我们几个知青在农村偷肉呷的事,现在回想起来颇有几分意思。
那是1976年的冬天,我们已经吃了一个多月的“红锅菜”,何谓“红锅菜”?就是不放油(没有油!)把锅子烧红了,把青菜叶子倒进去,既要把菜炒熟又不能把菜烧糊。要炒出“红锅菜”那是要几分水平的。记得女知青白偷偷炼了半斤肥肉(也不知她从哪弄来的),油渣的香味刺激了全宿舍的知青,大家凭自己的嗅角寻至知青白的房间,一踊而上立马把油渣消灭得一干二净。

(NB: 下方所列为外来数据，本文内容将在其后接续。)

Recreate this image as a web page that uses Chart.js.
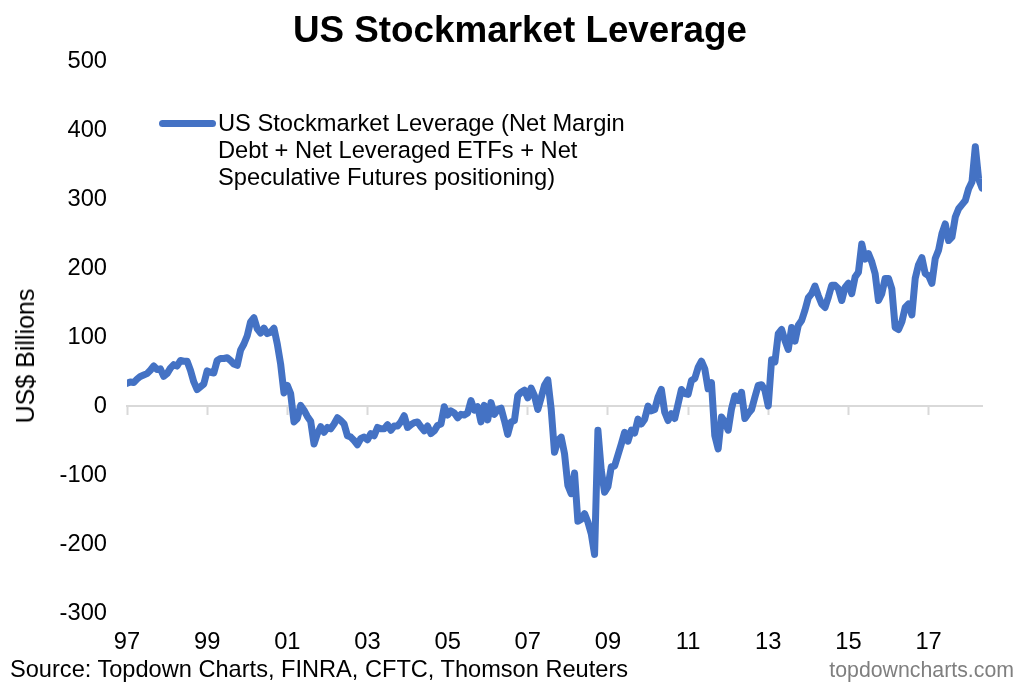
<!DOCTYPE html>
<html>
<head>
<meta charset="utf-8">
<title>US Stockmarket Leverage</title>
<script src="https://cdn.jsdelivr.net/npm/chart.js@4"></script>
<style>
  html, body { margin: 0; padding: 0; background: #fff; overflow: hidden; width: 1024px; height: 691px; }
  body { position: relative; font-family: "Liberation Sans", Arial, sans-serif; color: #000; }
  canvas { position: absolute; left: 0; top: 0; }
  .note { position: absolute; white-space: nowrap; }
  #source { left: 10px; top: 656px; font-size: 23.6px; line-height: 26px; }
  #site { right: 10px; top: 657px; font-size: 21.3px; line-height: 26px; color: #7f7f7f; }
  #yTitle { left: 25px; top: 356px; font-size: 25px; line-height: 26px; transform: translate(-50%, -50%) rotate(-90deg); }
  #legendLine { position: absolute; left: 159px; top: 119.5px; width: 57px; height: 7px; border-radius: 3.5px; background: #4472c4; }
  #legendText { position: absolute; left: 218px; top: 110px; font-size: 23.7px; line-height: 27px; white-space: nowrap; }
</style>
</head>
<body>
<canvas id="myLine" width="1024" height="691" style="width:1024px;height:691px"></canvas>
<div id="yTitle" class="note"></div>
<div id="legendLine"></div>
<div id="legendText"></div>
<div id="source" class="note"></div>
<div id="site" class="note"></div>
<script>
const chartTitle = 'US Stockmarket Leverage';
const seriesName = ['US Stockmarket Leverage (Net Margin', 'Debt + Net Leveraged ETFs + Net', 'Speculative Futures positioning)'];
const yTitle = 'US$ Billions';
const sourceText = 'Source: Topdown Charts, FINRA, CFTC, Thomson Reuters';
const siteText = 'topdowncharts.com';
const yearLabels = ['97', '99', '01', '03', '05', '07', '09', '11', '13', '15', '17'];

// monthly values from Jan 1997
const leverage = [
  33, 35, 34, 39, 43, 45, 47, 52, 58, 53, 54, 43,
  47, 55, 60, 58, 66, 65, 65, 52, 35, 24, 28, 32,
  51, 49, 48, 66, 69, 69, 70, 66, 61, 59, 81, 90,
  102, 122, 128, 112, 106, 113, 105, 107, 113, 90, 61, 19,
  30, 18, -23, -18, 1, -6, -15, -22, -55, -40, -30, -38,
  -31, -33, -26, -17, -21, -26, -43, -45, -50, -56, -47, -45,
  -49, -40, -43, -31, -33, -33, -27, -35, -29, -29, -23, -14,
  -31, -27, -24, -23, -30, -36, -29, -40, -36, -28, -26, -1,
  -13, -7, -10, -17, -12, -13, -10, 8, -6, -1, -23, 1,
  -20, 5, -12, -5, -3, -21, -41, -23, -21, 15, 20, 23,
  12, 26, 15, -5, 12, 30, 38, -4, -67, -50, -45, -69,
  -115, -127, -97, -167, -164, -156, -168, -185, -215, -35, -93, -125,
  -117, -88, -87, -71, -55, -38, -51, -35, -39, -19, -26, -19,
  0, -7, -5, 13, 24, -9, -21, -11, -18, 3, 24, 18,
  17, 37, 40, 56, 65, 54, 25, 34, -43, -62, -16, -23,
  -35, -4, 15, 8, 20, -18, -11, -5, 13, 30, 31, 23,
  0, 67, 64, 105, 111, 95, 82, 114, 94, 117, 124, 139,
  157, 163, 174, 160, 148, 143, 158, 175, 175, 170, 153, 172,
  178, 163, 187, 194, 235, 213, 221, 209, 192, 153, 163, 185,
  185, 170, 114, 111, 122, 143, 148, 132, 185, 205, 215, 192,
  189, 178, 214, 226, 250, 264, 240, 245, 274, 286, 292, 298,
  315, 325, 376, 329, 316
];

const lineColor = '#4472c4';
const axisColor = '#d9d9d9';
const tickFont = { family: '"Liberation Sans", Arial, sans-serif', size: 23.7 };

function init () {
  document.getElementById('yTitle').textContent = yTitle;
  document.getElementById('legendText').innerHTML = seriesName.join('<br>');
  document.getElementById('source').textContent = sourceText;
  document.getElementById('site').textContent = siteText;
  drawChart();
}

function drawChart () {
  const ctx = document.getElementById('myLine');
  const lastMonth = leverage.length - 1;
  new Chart(ctx, {
    type: 'line',
    data: {
      datasets: [{
        label: seriesName.join(' '),
        data: leverage.map(function (v, i) { return { x: i, y: v }; }),
        xAxisID: 'x',
        yAxisID: 'y',
        borderColor: lineColor,
        backgroundColor: lineColor,
        borderWidth: 7,
        borderJoinStyle: 'round',
        borderCapStyle: 'round',
        pointRadius: 0,
        tension: 0
      }]
    },
    options: {
      responsive: false,
      animation: false,
      // left padding also moves the title's centre to where the reference has it
      layout: { padding: { left: 58, right: 42, top: 0, bottom: 0 } },
      plugins: {
        legend: { display: false },
        tooltip: { enabled: false },
        title: {
          display: true,
          text: chartTitle,
          color: '#000',
          font: { family: tickFont.family, size: 36.8, weight: 'bold', lineHeight: 1.2 },
          padding: { top: 10, bottom: 7 }
        }
      },
      scales: {
        // axis line and ticks sit on the zero line
        x: {
          type: 'linear',
          min: 0,
          max: lastMonth,
          position: { y: 0 },
          border: { color: axisColor, width: 2 },
          grid: { drawOnChartArea: false, drawTicks: true, tickLength: 8, tickColor: axisColor, tickWidth: 2 },
          ticks: { display: false, stepSize: 24, includeBounds: false },
          afterFit: function (scale) { scale.height = 0; }
        },
        // year labels along the bottom
        xLabels: {
          type: 'linear',
          axis: 'x',
          min: 0,
          max: lastMonth,
          position: 'bottom',
          border: { display: false },
          grid: { display: false },
          ticks: {
            stepSize: 24,
            includeBounds: false,
            autoSkip: false,
            maxRotation: 0,
            padding: 7,
            color: '#000',
            font: tickFont,
            callback: function (value) { return yearLabels[value / 24]; }
          },
          afterFit: function (scale) { scale.height = 78; }
        },
        y: {
          min: -300,
          max: 500,
          border: { display: false },
          grid: { display: false },
          ticks: { stepSize: 100, padding: 12, color: '#000', font: tickFont },
          afterFit: function (scale) { scale.width = 69; }
        }
      }
    }
  });
}

window.addEventListener('load', init);
</script>
</body>
</html>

公社在我们农场召开干部大会,其内容是冬闲大干之类的誓师动员大会,会议中餐自然在我们农场的食堂开了。时值轮在食堂干活的知青林告诉我们几个知青哥们:杀了一头猪呢,每人只怕有一斤多的肉呷。我们几个很是漠然,干部呷肉,与我们有什么关系,没人表示出羡慕或是惊讶。

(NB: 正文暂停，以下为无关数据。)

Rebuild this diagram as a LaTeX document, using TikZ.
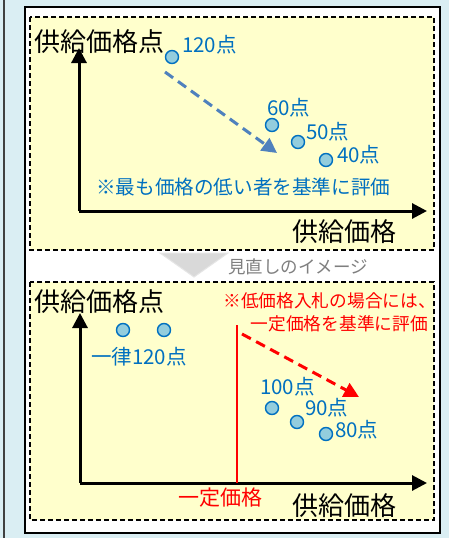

“难道你们不想呷肉?林倒是有点沉不住气了,显而易见,他是炊事员,他有肉呷,而他碗里那几块肉,我们又何忍分食。
林见大家误解了自己的意思,就明确告诉我们:他愿做内应,在食堂里偷几斤肉出来。我们几个顿时兴奋起来,很快商量了具体实施方案……
我装着去问开饭时间,走进食堂。林正在切肉,我慢慢地走到林身边,小声地问:“怎么样?”林把一只倒扣着的大碗翻过来,哇!碗下面盖着一块肉,足足有五、六斤。林轻声说:“快拿出去!”在我正要拿那块肉时,食堂里突然踊进许多人,原来大会已经散了,这些开会的干部进进出出(看来,这些人的食肉欲并不比我们知青们弱),林赶紧把碗又扣过来,食堂里人来人往,我一直没有机会下手,林轻轻骂了我一句:“没用的东西!”我悻悻地离开了食堂。当我两手空空回到宿舍时,几个哥们期望的目光变成了失望的目光。“我去!”此刻知青朱挺身而出,随即披上一件破旧的军大衣,一副壮士一去不复还的气势,大步向食堂走去,我亦快步跟上,走进食堂,林刚刚切完肉,朱急切地问:“肉切完了?”假如林的回答是肯定的话,那我们该会多丧气,但林沉着而轻声地回答:“留着呢。”说完,把那个扣着的碗翻开,那块肉仍在案板上。朱看了看川流不息的人群,说时迟,那时快,伸手抓过肉,一下子把肉塞在军大衣的腋下,行动之迅速,令我叹服。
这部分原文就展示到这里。